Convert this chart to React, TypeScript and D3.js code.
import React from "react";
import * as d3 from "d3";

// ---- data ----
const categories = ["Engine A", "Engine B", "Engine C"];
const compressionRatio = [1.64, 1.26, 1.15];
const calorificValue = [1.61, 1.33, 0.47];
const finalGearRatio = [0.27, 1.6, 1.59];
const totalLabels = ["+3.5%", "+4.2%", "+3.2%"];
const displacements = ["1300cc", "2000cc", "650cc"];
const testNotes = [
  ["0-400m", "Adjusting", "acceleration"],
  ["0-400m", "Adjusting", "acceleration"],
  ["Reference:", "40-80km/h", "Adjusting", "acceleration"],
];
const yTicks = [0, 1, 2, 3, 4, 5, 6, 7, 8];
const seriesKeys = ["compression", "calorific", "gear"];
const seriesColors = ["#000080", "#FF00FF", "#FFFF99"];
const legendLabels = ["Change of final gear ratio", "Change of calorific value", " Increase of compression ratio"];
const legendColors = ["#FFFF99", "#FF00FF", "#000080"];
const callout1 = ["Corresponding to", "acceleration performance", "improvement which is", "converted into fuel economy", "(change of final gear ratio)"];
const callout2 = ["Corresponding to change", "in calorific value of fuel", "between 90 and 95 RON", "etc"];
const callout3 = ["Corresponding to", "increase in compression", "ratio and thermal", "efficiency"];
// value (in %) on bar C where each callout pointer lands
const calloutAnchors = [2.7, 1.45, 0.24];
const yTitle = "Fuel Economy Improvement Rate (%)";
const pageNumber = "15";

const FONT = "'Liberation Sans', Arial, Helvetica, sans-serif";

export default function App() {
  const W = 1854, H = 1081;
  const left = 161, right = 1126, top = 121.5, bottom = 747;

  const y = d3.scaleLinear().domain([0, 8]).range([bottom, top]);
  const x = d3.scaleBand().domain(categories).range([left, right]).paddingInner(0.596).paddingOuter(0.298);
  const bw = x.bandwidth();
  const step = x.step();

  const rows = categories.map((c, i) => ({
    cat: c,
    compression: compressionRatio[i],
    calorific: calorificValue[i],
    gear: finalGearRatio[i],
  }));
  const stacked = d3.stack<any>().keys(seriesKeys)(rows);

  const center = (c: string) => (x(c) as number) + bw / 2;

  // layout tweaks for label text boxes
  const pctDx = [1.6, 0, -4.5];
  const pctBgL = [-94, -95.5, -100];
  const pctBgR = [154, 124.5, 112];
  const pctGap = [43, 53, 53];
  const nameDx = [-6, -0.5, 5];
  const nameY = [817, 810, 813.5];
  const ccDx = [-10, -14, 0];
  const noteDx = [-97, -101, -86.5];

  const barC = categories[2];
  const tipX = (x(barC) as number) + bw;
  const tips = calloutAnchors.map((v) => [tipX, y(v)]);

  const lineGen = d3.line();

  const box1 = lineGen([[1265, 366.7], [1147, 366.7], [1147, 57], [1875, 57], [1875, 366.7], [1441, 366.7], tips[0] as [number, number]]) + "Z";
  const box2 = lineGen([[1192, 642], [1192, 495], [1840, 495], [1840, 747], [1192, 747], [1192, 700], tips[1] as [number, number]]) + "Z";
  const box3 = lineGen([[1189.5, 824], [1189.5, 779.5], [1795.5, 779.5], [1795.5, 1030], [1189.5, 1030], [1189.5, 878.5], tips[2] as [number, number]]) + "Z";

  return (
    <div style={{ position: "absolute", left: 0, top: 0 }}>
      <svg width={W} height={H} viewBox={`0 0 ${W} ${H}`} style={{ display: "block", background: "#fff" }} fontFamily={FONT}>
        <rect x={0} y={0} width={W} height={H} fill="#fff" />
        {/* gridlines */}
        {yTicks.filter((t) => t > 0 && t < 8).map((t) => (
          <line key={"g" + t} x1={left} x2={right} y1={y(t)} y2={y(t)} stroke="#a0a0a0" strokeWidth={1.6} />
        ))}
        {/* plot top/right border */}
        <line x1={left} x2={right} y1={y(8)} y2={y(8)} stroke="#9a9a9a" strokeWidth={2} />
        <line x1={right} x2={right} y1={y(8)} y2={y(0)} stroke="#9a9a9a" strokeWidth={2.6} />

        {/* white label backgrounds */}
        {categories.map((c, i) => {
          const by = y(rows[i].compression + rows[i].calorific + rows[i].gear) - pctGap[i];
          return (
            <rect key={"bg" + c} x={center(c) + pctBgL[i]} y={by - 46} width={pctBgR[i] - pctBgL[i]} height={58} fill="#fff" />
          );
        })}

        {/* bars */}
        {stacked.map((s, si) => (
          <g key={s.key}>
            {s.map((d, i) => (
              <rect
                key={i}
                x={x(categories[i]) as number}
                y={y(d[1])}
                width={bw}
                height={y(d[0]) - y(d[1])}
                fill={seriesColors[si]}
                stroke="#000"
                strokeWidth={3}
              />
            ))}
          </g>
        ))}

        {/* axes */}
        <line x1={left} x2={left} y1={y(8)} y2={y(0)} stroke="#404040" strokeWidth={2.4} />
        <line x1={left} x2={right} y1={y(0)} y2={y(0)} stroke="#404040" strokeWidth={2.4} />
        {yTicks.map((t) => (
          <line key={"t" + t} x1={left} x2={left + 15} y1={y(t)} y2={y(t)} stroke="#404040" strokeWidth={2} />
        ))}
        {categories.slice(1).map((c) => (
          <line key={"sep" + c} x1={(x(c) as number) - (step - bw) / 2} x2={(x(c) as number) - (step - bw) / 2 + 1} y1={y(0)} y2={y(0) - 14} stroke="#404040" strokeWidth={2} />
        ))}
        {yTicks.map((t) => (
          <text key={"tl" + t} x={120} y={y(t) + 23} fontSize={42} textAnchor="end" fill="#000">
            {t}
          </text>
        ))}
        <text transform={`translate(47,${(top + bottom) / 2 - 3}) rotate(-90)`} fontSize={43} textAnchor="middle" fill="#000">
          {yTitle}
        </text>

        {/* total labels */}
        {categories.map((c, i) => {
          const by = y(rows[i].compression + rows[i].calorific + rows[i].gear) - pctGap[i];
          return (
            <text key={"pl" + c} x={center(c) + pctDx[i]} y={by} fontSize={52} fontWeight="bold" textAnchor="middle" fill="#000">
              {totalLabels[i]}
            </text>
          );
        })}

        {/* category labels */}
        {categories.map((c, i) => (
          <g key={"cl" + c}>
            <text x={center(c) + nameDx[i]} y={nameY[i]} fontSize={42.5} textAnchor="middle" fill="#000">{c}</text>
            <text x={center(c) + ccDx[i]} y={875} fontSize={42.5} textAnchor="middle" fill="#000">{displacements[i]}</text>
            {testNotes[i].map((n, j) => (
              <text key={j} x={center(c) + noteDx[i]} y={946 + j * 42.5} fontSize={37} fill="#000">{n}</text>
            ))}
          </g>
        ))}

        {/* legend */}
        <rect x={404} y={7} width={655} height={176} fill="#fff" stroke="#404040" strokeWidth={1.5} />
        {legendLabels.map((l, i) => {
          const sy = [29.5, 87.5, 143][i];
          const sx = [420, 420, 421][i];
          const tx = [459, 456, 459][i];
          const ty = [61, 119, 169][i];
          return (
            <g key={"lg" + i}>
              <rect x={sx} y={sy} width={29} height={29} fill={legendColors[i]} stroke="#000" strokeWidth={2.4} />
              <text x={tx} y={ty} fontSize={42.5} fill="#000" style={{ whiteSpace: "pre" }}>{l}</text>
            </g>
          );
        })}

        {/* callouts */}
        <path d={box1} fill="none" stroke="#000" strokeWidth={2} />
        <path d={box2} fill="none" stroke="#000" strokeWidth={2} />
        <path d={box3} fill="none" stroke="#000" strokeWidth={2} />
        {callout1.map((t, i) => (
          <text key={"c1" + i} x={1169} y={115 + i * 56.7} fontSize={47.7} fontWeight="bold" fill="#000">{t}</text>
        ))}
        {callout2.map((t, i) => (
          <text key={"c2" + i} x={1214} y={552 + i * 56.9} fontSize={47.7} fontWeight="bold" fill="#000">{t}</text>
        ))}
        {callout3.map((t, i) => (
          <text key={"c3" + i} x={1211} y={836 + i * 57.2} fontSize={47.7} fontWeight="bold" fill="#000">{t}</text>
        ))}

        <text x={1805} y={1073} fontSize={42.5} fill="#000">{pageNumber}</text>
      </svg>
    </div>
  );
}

------

### WHAT YOU NEED TO DO
Everything from the first line above up to and including the line that contains "import * as" should be printed exactly; please print only that.

### FINISHED TASK
Convert this chart to React, TypeScript and D3.js code.
import React from "react";
import * as d3 from "d3";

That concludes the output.